● INSTRUCTION
Repeat the material below word for word and leave out all pictures.
* Start DATA SEGMENT *
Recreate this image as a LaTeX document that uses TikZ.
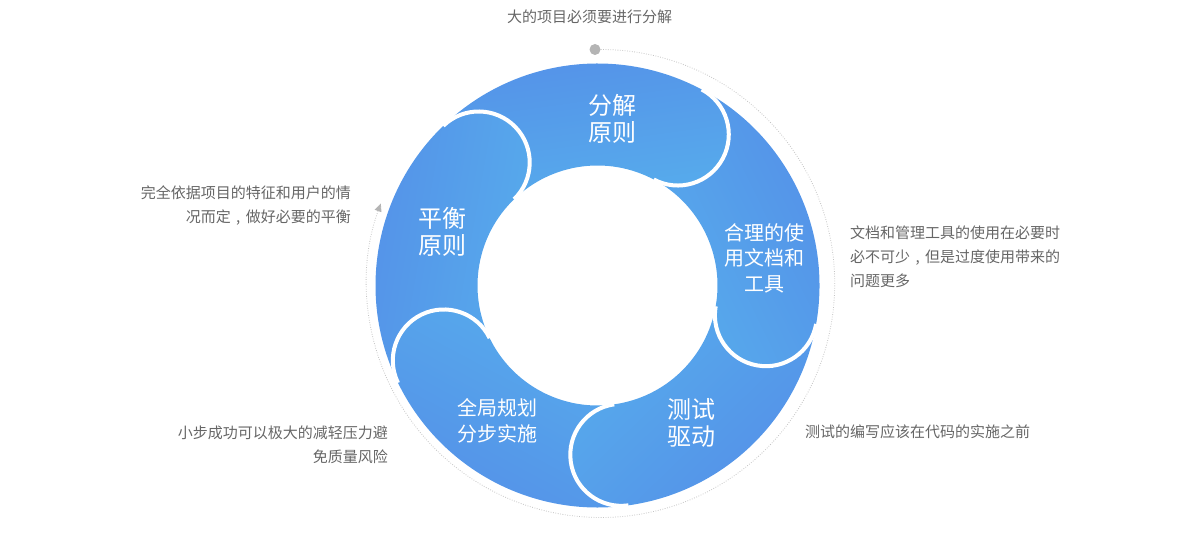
\documentclass[tikz,border=0pt]{standalone}
\usepackage{fontspec}
\setmainfont{Noto Sans CJK SC}
\usetikzlibrary{arrows.meta}
\definecolor{segdark}{HTML}{5590E8}
\definecolor{seglight}{HTML}{56ACEC}
\definecolor{txtgray}{HTML}{666666}
\definecolor{dotgray}{HTML}{B4B4B4}
\definecolor{ringdot}{HTML}{C4C4C4}
\newcommand{\ringseg}[1]{%
  \pgfmathsetmacro\segA{#1+72}%
  \pgfmathsetmacro\segS{#1-54}%
  \path[left color=segdark, right color=seglight, shading angle=\segS]
    (\segA:222) arc[start angle=\segA, end angle=#1, radius=222]
    arc[start angle=#1, end angle=#1-180, radius=51]
    arc[start angle=#1, end angle=\segA, radius=120]
    arc[start angle=\segA-180, end angle=\segA, radius=51] -- cycle;
}
\newcommand{\capline}[1]{%
  \draw[white, line width=4pt] (#1:222) arc[start angle=#1, end angle=#1-180, radius=51];
}
\newcommand{\cjkcomma}{\makebox[1em][c]{,}}
\tikzset{
  sidetext/.style={inner sep=0pt, text=txtgray, font=\fontsize{15}{24}\selectfont},
  bigring/.style={inner sep=0pt, text=white, align=center, font=\fontsize{24}{27}\selectfont},
  smallring/.style={inner sep=0pt, text=white, align=center, font=\fontsize{20}{25.5}\selectfont},
}
\begin{document}
\begin{tikzpicture}[x=1pt,y=1pt]
\useasboundingbox (0,0) rectangle (1200,533);
\begin{scope}[shift={(597.5,247.5)}]
  % ring segments
  \ringseg{62}
  \ringseg{-10}
  \ringseg{-82}
  \ringseg{-154}
  \ringseg{-226}
  \capline{62}
  \capline{-10}
  \capline{-82}
  \capline{-154}
  \capline{-226}
  % dotted cycle
  \node[circle, fill=dotgray, inner sep=0pt, minimum size=11pt] (startdot) at (-2.5,236) {};
  \coordinate (arrowend) at (160:234);
  \draw[ringdot, line width=0.8pt, dash pattern=on 0.8pt off 1.6pt,
        -{Triangle[length=8pt,width=7pt,fill=dotgray,color=dotgray]}]
    (startdot.east) arc[start angle=90, end angle=-200, radius=234];
\end{scope}
% ring labels
\node[bigring] (fenjie) at (612,414.5) {分解\\原则};
\node[smallring] (heli) at (764,275) {合理的使\\用文档和\\工具};
\node[bigring] (ceshi) at (691.5,110.5) {测试\\驱动};
\node[smallring] (quanju) at (497,112) {全局规划\\分步实施};
\node[bigring] (pingheng) at (442,301.5) {平衡\\原则};
% side texts
\node[sidetext, anchor=center] (toptext) at (589.5,516) {大的项目必须要进行分解};
\node[sidetext, anchor=east, align=right] (lefttop) at (351,327.5) {完全依据项目的特征和用户的情\\况而定\cjkcomma 做好必要的平衡};
\node[sidetext, anchor=west, align=left] (righttext) at (850,276) {文档和管理工具的使用在必要时\\必不可少\cjkcomma 但是过度使用带来的\\问题更多};
\node[sidetext, anchor=east, align=right] (leftbottom) at (388,88) {小步成功可以极大的减轻压力避\\免质量风险};
\node[sidetext, anchor=west] (rightbottom) at (805,101) {测试的编写应该在代码的实施之前};
\end{tikzpicture}
\end{document}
* End DATA SEGMENT *
● SOLVED PROBLEM
Recreate this image as a LaTeX document that uses TikZ.
\documentclass[tikz,border=0pt]{standalone}
\usepackage{fontspec}
\setmainfont{Noto Sans CJK SC}
\usetikzlibrary{arrows.meta}
\definecolor{segdark}{HTML}{5590E8}
\definecolor{seglight}{HTML}{56ACEC}
\definecolor{txtgray}{HTML}{666666}
\definecolor{dotgray}{HTML}{B4B4B4}
\definecolor{ringdot}{HTML}{C4C4C4}
\newcommand{\ringseg}[1]{%
  \pgfmathsetmacro\segA{#1+72}%
  \pgfmathsetmacro\segS{#1-54}%
  \path[left color=segdark, right color=seglight, shading angle=\segS]
    (\segA:222) arc[start angle=\segA, end angle=#1, radius=222]
    arc[start angle=#1, end angle=#1-180, radius=51]
    arc[start angle=#1, end angle=\segA, radius=120]
    arc[start angle=\segA-180, end angle=\segA, radius=51] -- cycle;
}
\newcommand{\capline}[1]{%
  \draw[white, line width=4pt] (#1:222) arc[start angle=#1, end angle=#1-180, radius=51];
}
\newcommand{\cjkcomma}{\makebox[1em][c]{,}}
\tikzset{
  sidetext/.style={inner sep=0pt, text=txtgray, font=\fontsize{15}{24}\selectfont},
  bigring/.style={inner sep=0pt, text=white, align=center, font=\fontsize{24}{27}\selectfont},
  smallring/.style={inner sep=0pt, text=white, align=center, font=\fontsize{20}{25.5}\selectfont},
}
\begin{document}
\begin{tikzpicture}[x=1pt,y=1pt]
\useasboundingbox (0,0) rectangle (1200,533);
\begin{scope}[shift={(597.5,247.5)}]
  % ring segments
  \ringseg{62}
  \ringseg{-10}
  \ringseg{-82}
  \ringseg{-154}
  \ringseg{-226}
  \capline{62}
  \capline{-10}
  \capline{-82}
  \capline{-154}
  \capline{-226}
  % dotted cycle
  \node[circle, fill=dotgray, inner sep=0pt, minimum size=11pt] (startdot) at (-2.5,236) {};
  \coordinate (arrowend) at (160:234);
  \draw[ringdot, line width=0.8pt, dash pattern=on 0.8pt off 1.6pt,
        -{Triangle[length=8pt,width=7pt,fill=dotgray,color=dotgray]}]
    (startdot.east) arc[start angle=90, end angle=-200, radius=234];
\end{scope}
% ring labels
\node[bigring] (fenjie) at (612,414.5) {分解\\原则};
\node[smallring] (heli) at (764,275) {合理的使\\用文档和\\工具};
\node[bigring] (ceshi) at (691.5,110.5) {测试\\驱动};
\node[smallring] (quanju) at (497,112) {全局规划\\分步实施};
\node[bigring] (pingheng) at (442,301.5) {平衡\\原则};
% side texts
\node[sidetext, anchor=center] (toptext) at (589.5,516) {大的项目必须要进行分解};
\node[sidetext, anchor=east, align=right] (lefttop) at (351,327.5) {完全依据项目的特征和用户的情\\况而定\cjkcomma 做好必要的平衡};
\node[sidetext, anchor=west, align=left] (righttext) at (850,276) {文档和管理工具的使用在必要时\\必不可少\cjkcomma 但是过度使用带来的\\问题更多};
\node[sidetext, anchor=east, align=right] (leftbottom) at (388,88) {小步成功可以极大的减轻压力避\\免质量风险};
\node[sidetext, anchor=west] (rightbottom) at (805,101) {测试的编写应该在代码的实施之前};
\end{tikzpicture}
\end{document}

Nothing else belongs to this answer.